Present your proposal and UI in an oral presentation to the class. You may use PowerPoint or the like, or you may just draw on the board.
You are to turn in five things: your proposal and UI design, as described above; a user's manual, teaching a user how to use all the major features of the program; a prioritized list of features, suggesting to the implementer which features are most important; an in-class presentation; and a development log, showing each major design decision you make, when and why. If you change your mind about some earlier decision, this should go into the log too. Please provide each of these (except the in-class presentation) by e-mail, so I can easily give them to your implementer as well as grade them myself.
Write a program that implements your classmate's UI design.
As before, you'll probably want to do a sequence of versions, each adding one feature, based on both the prioritized list of features and implementation dependencies. Each version should be testable in its own right.

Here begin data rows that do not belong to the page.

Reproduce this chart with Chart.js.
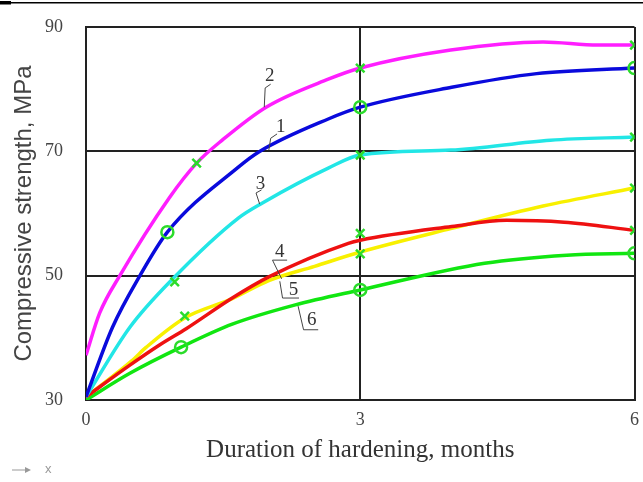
<!DOCTYPE html>
<html>
<head>
<meta charset="utf-8">
<script src="https://cdn.jsdelivr.net/npm/chart.js@4.4.0/dist/chart.umd.min.js"></script>
<style>
  html, body { margin: 0; padding: 0; background: #fff; }
  #wrap { width: 643px; height: 482px; }
</style>
</head>
<body>
<div id="wrap"><canvas id="strengthChart" width="643" height="482"></canvas></div>
<script>
// months of hardening / compressive strength (MPa)
const months1 = [0, 0.29, 0.59, 0.89, 1.67, 1.89, 2.65, 3, 4, 4.93, 6];
const strength1 = [30.5, 41.7, 50, 57, 67.5, 69.9, 75.2, 77.1, 80.3, 82.5, 83.4];
const months2 = [0, 0.15, 0.37, 0.91, 1.21, 1.49, 1.97, 2.65, 3, 3.99, 5.0, 5.6, 6];
const strength2 = [37.2, 44, 50, 62.5, 68.1, 71.8, 77.1, 81.6, 83.4, 86.3, 87.6, 87.1, 87.1];
const months3 = [0, 0.48, 0.95, 1.67, 1.93, 2.65, 3, 3.99, 5.08, 6];
const strength3 = [30.5, 41.7, 49.5, 59.3, 61.7, 67.3, 69.4, 70.2, 71.8, 72.3];
const months4 = [0, 0.48, 0.8, 1.1, 1.6, 2.0, 2.87, 3, 4, 4.6, 5.23, 6];
const strength4 = [30.5, 35.6, 38.8, 41.5, 46.4, 49.8, 55.2, 55.7, 57.9, 58.9, 58.6, 57.3];
const months5 = [0, 0.5, 0.66, 1.08, 1.6, 2.0, 2.5, 3, 4, 5, 6];
const strength5 = [30.5, 36.3, 38.5, 43.2, 46.3, 49.2, 51.5, 53.8, 57.6, 61.2, 64.1];
const months6 = [0, 0.48, 1.04, 1.6, 2.29, 3, 4.36, 5.26, 6];
const strength6 = [30, 34.3, 38.5, 42.2, 45.3, 47.7, 52.0, 53.3, 53.6];

// measured points (green markers)
const markMonths1 = [0.89, 3, 6];
const markStrength1 = [57.0, 77.1, 83.4];
const markMonths2 = [1.21, 3, 6];
const markStrength2 = [68.1, 83.4, 87.1];
const markMonths3 = [0.97, 3, 6];
const markStrength3 = [49.0, 69.4, 72.3];
const markMonths4 = [3, 6];
const markStrength4 = [56.8, 57.3];
const markMonths5 = [1.08, 3, 6];
const markStrength5 = [43.5, 53.5, 64.1];
const markMonths6 = [1.04, 3, 6];
const markStrength6 = [38.5, 47.7, 53.6];

const xTicks = [0, 3, 6];
const yTicks = [30, 50, 70, 90];

// curve numbers: text position and leader line, in data units
const curveNames = ['1', '2', '3', '4', '5', '6'];
const namePos = [[2.13, 73.9], [2.01, 82.1], [1.91, 64.7], [2.12, 53.8], [2.27, 47.7], [2.47, 42.9]];
const leaders = [
  [[2.0, 70.2], [2.02, 72.1], [2.09, 72.8]],
  [[1.95, 77.1], [1.96, 80.2], [2.02, 80.8]],
  [[1.90, 61.5], [1.86, 63.3], [1.92, 63.8]],
  [[2.20, 52.5], [2.04, 52.5], [2.14, 49.5]],
  [[2.33, 46.4], [2.15, 46.4], [2.12, 49.1]],
  [[2.54, 41.3], [2.38, 41.3], [2.32, 45.1]]
];

const pts = (xs, ys) => xs.map((x, i) => ({ x: x, y: ys[i] }));
const markColor = '#2bdc2b';

function curve(xs, ys, color) {
  return {
    data: pts(xs, ys),
    showLine: true,
    borderColor: color,
    borderWidth: 3.5,
    pointRadius: 0,
    cubicInterpolationMode: 'monotone',
    order: 2
  };
}
function marks(xs, ys, style) {
  return {
    data: pts(xs, ys),
    showLine: false,
    pointStyle: style,
    pointRadius: 6,
    pointBorderWidth: 2.5,
    pointBorderColor: markColor,
    pointBackgroundColor: 'rgba(0,0,0,0)',
    order: 1
  };
}

const extras = {
  id: 'extras',
  afterDatasetsDraw(chart) {
    const ctx = chart.ctx;
    const xs = chart.scales.x, ys = chart.scales.y;
    ctx.save();
    ctx.strokeStyle = '#444';
    ctx.lineWidth = 1;
    leaders.forEach(line => {
      ctx.beginPath();
      line.forEach((p, i) => {
        const px = xs.getPixelForValue(p[0]), py = ys.getPixelForValue(p[1]);
        if (i === 0) ctx.moveTo(px, py); else ctx.lineTo(px, py);
      });
      ctx.stroke();
    });
    ctx.fillStyle = '#333';
    ctx.font = '19px "Liberation Serif", serif';
    ctx.textAlign = 'center';
    ctx.textBaseline = 'middle';
    curveNames.forEach((t, i) => {
      ctx.fillText(t, xs.getPixelForValue(namePos[i][0]), ys.getPixelForValue(namePos[i][1]));
    });
    ctx.restore();
  },
  afterDraw(chart) {
    const ctx = chart.ctx;
    ctx.save();
    // top rule
    ctx.fillStyle = '#000';
    ctx.fillRect(0, 2, 643, 1.5);
    ctx.fillRect(0, 1, 11, 3.5);
    // small axis hint bottom left
    ctx.strokeStyle = '#999';
    ctx.fillStyle = '#999';
    ctx.lineWidth = 1;
    ctx.beginPath();
    ctx.moveTo(12, 470); ctx.lineTo(26, 470); ctx.stroke();
    ctx.beginPath();
    ctx.moveTo(25, 467); ctx.lineTo(31, 470); ctx.lineTo(25, 473); ctx.closePath(); ctx.fill();
    ctx.font = '13px "Liberation Sans", sans-serif';
    ctx.textBaseline = 'middle';
    ctx.fillText('x', 45, 469);
    ctx.restore();
  }
};

const axisFont = { family: '"Liberation Serif", serif', size: 18 };

new Chart(document.getElementById('strengthChart').getContext('2d'), {
  type: 'scatter',
  data: {
    datasets: [
      curve(months1, strength1, '#0a0adc'),
      curve(months2, strength2, '#ff1eff'),
      curve(months3, strength3, '#22e6e6'),
      curve(months4, strength4, '#ee1111'),
      curve(months5, strength5, '#f8f000'),
      curve(months6, strength6, '#11e611'),
      marks(markMonths1, markStrength1, 'circle'),
      marks(markMonths2, markStrength2, 'crossRot'),
      marks(markMonths3, markStrength3, 'crossRot'),
      marks(markMonths4, markStrength4, 'crossRot'),
      marks(markMonths5, markStrength5, 'crossRot'),
      marks(markMonths6, markStrength6, 'circle')
    ]
  },
  options: {
    responsive: false,
    animation: false,
    layout: { padding: { top: 27, right: 4, bottom: 0, left: 0 } },
    plugins: { legend: { display: false }, tooltip: { enabled: false } },
    scales: {
      x: {
        type: 'linear',
        min: 0, max: 6,
        afterBuildTicks: s => { s.ticks = xTicks.map(v => ({ value: v })); },
        afterFit: s => { s.height = 82; s.paddingLeft = 0; s.paddingRight = 0; },
        grid: { color: '#222', lineWidth: 2, drawTicks: false },
        border: { color: '#222', width: 2 },
        ticks: { color: '#444', font: axisFont, padding: 9, maxRotation: 0 },
        title: {
          display: true, text: 'Duration of hardening, months', color: '#333',
          font: { family: '"Liberation Serif", serif', size: 25 }, padding: { top: 17, bottom: 17 }
        }
      },
      y: {
        min: 30, max: 90,
        afterBuildTicks: s => { s.ticks = yTicks.map(v => ({ value: v })); },
        afterFit: s => { s.width = 86; s.paddingTop = 0; s.paddingBottom = 0; },
        grid: { color: '#222', lineWidth: 2, drawTicks: false },
        border: { color: '#222', width: 2 },
        ticks: { color: '#444', font: axisFont, padding: 23 },
        title: {
          display: true, text: 'Compressive strength, MPa', color: '#444',
          font: { family: '"Liberation Sans", sans-serif', size: 24 }, padding: { top: 10, bottom: 10 }
        }
      }
    }
  },
  plugins: [extras]
});
</script>
</body>
</html>
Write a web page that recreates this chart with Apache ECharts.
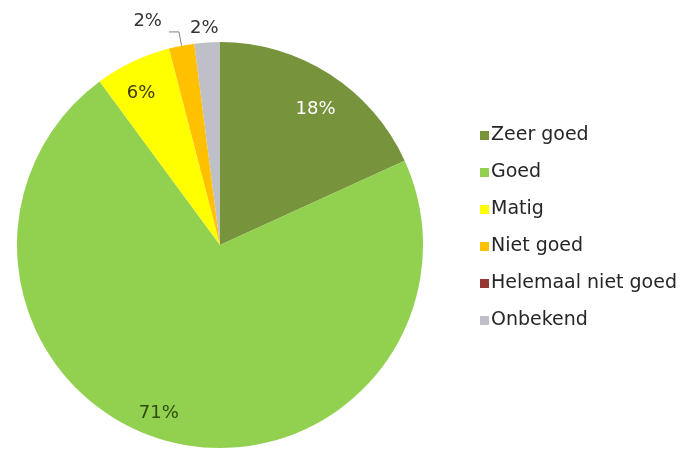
<!DOCTYPE html>
<html><head><meta charset="utf-8">
<script src="https://cdn.jsdelivr.net/npm/echarts@6/dist/echarts.min.js"></script>
<style>html,body{margin:0;padding:0;background:#fff}#c{width:686px;height:452px}</style>
</head><body><div id="c"></div>
<script>
var categories = ['Zeer goed', 'Goed', 'Matig', 'Niet goed', 'Helemaal niet goed', 'Onbekend'];
var values = [18, 71, 6, 2, 0, 2];
var colors = ['#77933C', '#92D050', '#FFFF00', '#FFC000', '#953735', '#BFBFC8'];

var labelStyles = [
  {position: 'inside', color: '#ffffff', offset: [39, -48]},
  {position: 'inside', color: '#2e4a10', offset: [-35, 67]},
  {position: 'inside', color: '#3a3a10', offset: [-34, -57]},
  {position: 'outside', color: '#333333', line: true, offset: [-2, -11]},
  {show: false},
  {position: 'outside', color: '#333333', line: false, offset: [19, -6]}
];

var data = categories.map(function (name, i) {
  var ls = labelStyles[i];
  var item = {name: name, value: values[i], itemStyle: {color: colors[i]}};
  if (ls.show === false) {
    item.label = {show: false};
    item.labelLine = {show: false};
  } else {
    item.label = {show: true, position: ls.position, color: ls.color, offset: ls.offset};
    if (ls.position === 'outside') {
      item.labelLine = ls.line ? {show: true, length: 14, length2: 10, lineStyle: {color: '#808080', width: 1}} : {show: false, length: 8, length2: 2};
    }
  }
  return item;
});

var chart = echarts.init(document.getElementById('c'));
chart.setOption({
  animation: false,
  legend: {
    orient: 'vertical',
    left: 475,
    top: 121,
    itemWidth: 9,
    itemHeight: 9,
    itemGap: 18,
    icon: 'rect',
    data: categories,
    textStyle: {fontFamily: 'DejaVu Sans', fontSize: 19, color: '#262626', lineHeight: 19, padding: [0, 0, 0, -3]}
  },
  series: [{
    type: 'pie',
    center: [220, 245],
    radius: 203,
    startAngle: 90,
    clockwise: true,
    avoidLabelOverlap: false,
    label: {fontFamily: 'DejaVu Sans', fontSize: 18, formatter: '{c}%'},
    itemStyle: {borderWidth: 0},
    emphasis: {disabled: true},
    data: data
  }]
});
</script></body></html>
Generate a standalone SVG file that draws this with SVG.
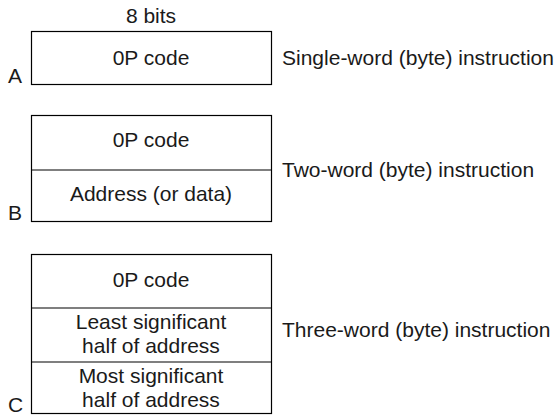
<svg xmlns="http://www.w3.org/2000/svg" width="555" height="416" viewBox="0 0 555 416">
<style>
.box{fill:#fff;stroke:#000;stroke-width:1.2}
.div{stroke:#000;stroke-width:1.2}
text{font-family:"Liberation Sans",Arial,sans-serif;font-size:21px;fill:#1a1a1a}
.c{text-anchor:middle}
</style>
<rect width="555" height="416" fill="#fff"/>
<text class="c" x="151" y="23">8 bits</text>
<g id="A">
<rect class="box" x="31.5" y="31.5" width="240" height="53"/>
<text class="c" x="151" y="65">0P code</text>
<text x="8" y="83">A</text>
<text x="282" y="65">Single-word (byte) instruction</text>
</g>
<g id="B">
<rect class="box" x="31.5" y="115.5" width="240" height="106"/>
<line class="div" x1="31.5" y1="170" x2="271.5" y2="170"/>
<text class="c" x="151" y="147">0P code</text>
<text class="c" x="151" y="201">Address (or data)</text>
<text x="8" y="220">B</text>
<text x="282" y="177">Two-word (byte) instruction</text>
</g>
<g id="C">
<rect class="box" x="31.5" y="254.5" width="240" height="159"/>
<line class="div" x1="31.5" y1="308" x2="271.5" y2="308"/>
<line class="div" x1="31.5" y1="362" x2="271.5" y2="362"/>
<text class="c" x="151" y="287">0P code</text>
<text class="c" x="151" y="329">Least significant</text>
<text class="c" x="151" y="353">half of address</text>
<text class="c" x="151" y="383">Most significant</text>
<text class="c" x="151" y="407">half of address</text>
<text x="8" y="412">C</text>
<text x="282" y="337">Three-word (byte) instruction</text>
</g>
</svg>
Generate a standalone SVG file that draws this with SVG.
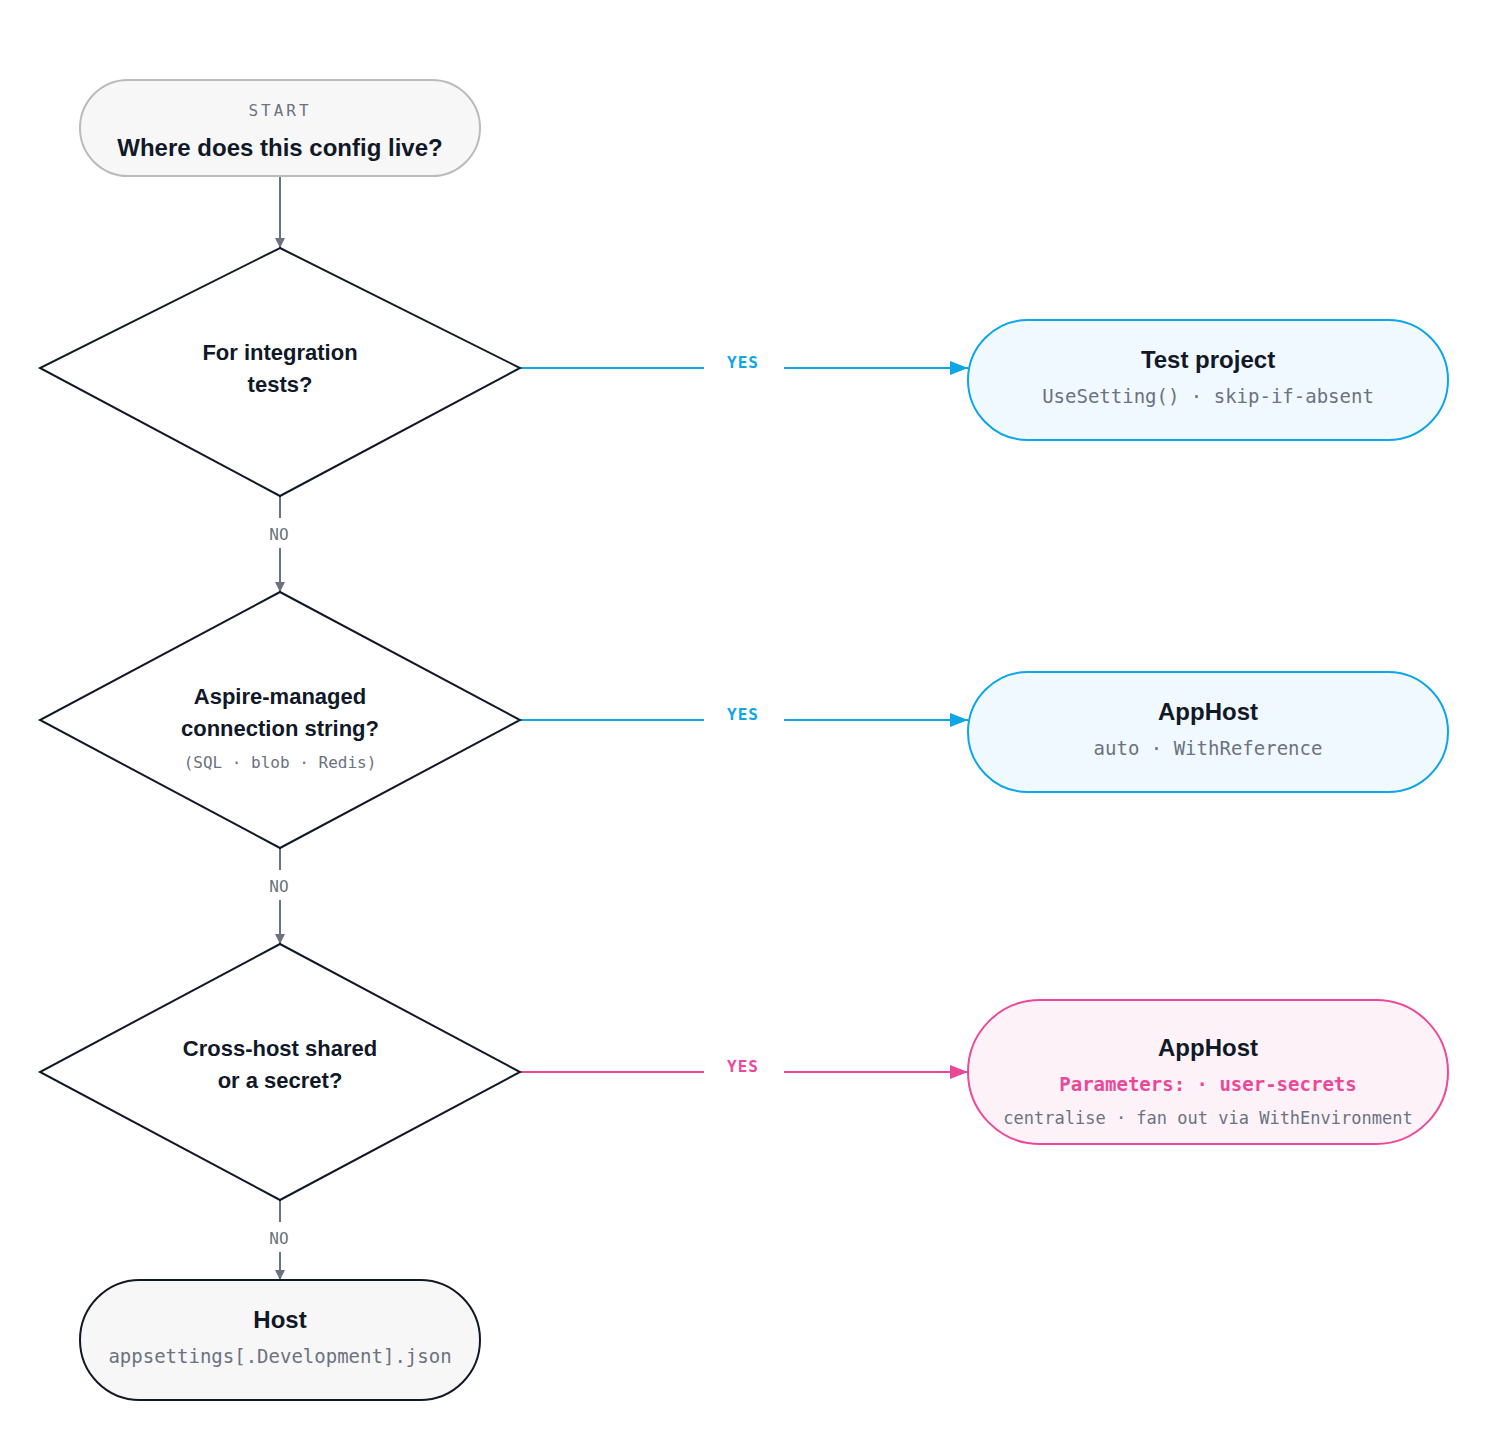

In the course of implementation, you may need to ask your designer for clarification, or propose changes to the design or user's manual. All such changes must be explicitly approved by the designer.
You are to turn in four things: the source code; the user's manual as modified (and annotated to indicate features that you didn't have time to implement); the development log, to which you have added entries for your own design decisions and milestones; and a presentation to the class demonstrating what your program actually does. (In most cases, it won't do everything specified in the proposal -- you've only had three weeks to write it -- but show us as much as it does.)
Write two reviews (say, 1-3 pages each) of your classmate's program. The first review is as a user: run the program, with the user's manual in front of you, and see how well it does what it claims to do. The second review is as a programmer: look at the source code and the development log, and try to understand how the code works. Comment on good and bad software practices you see.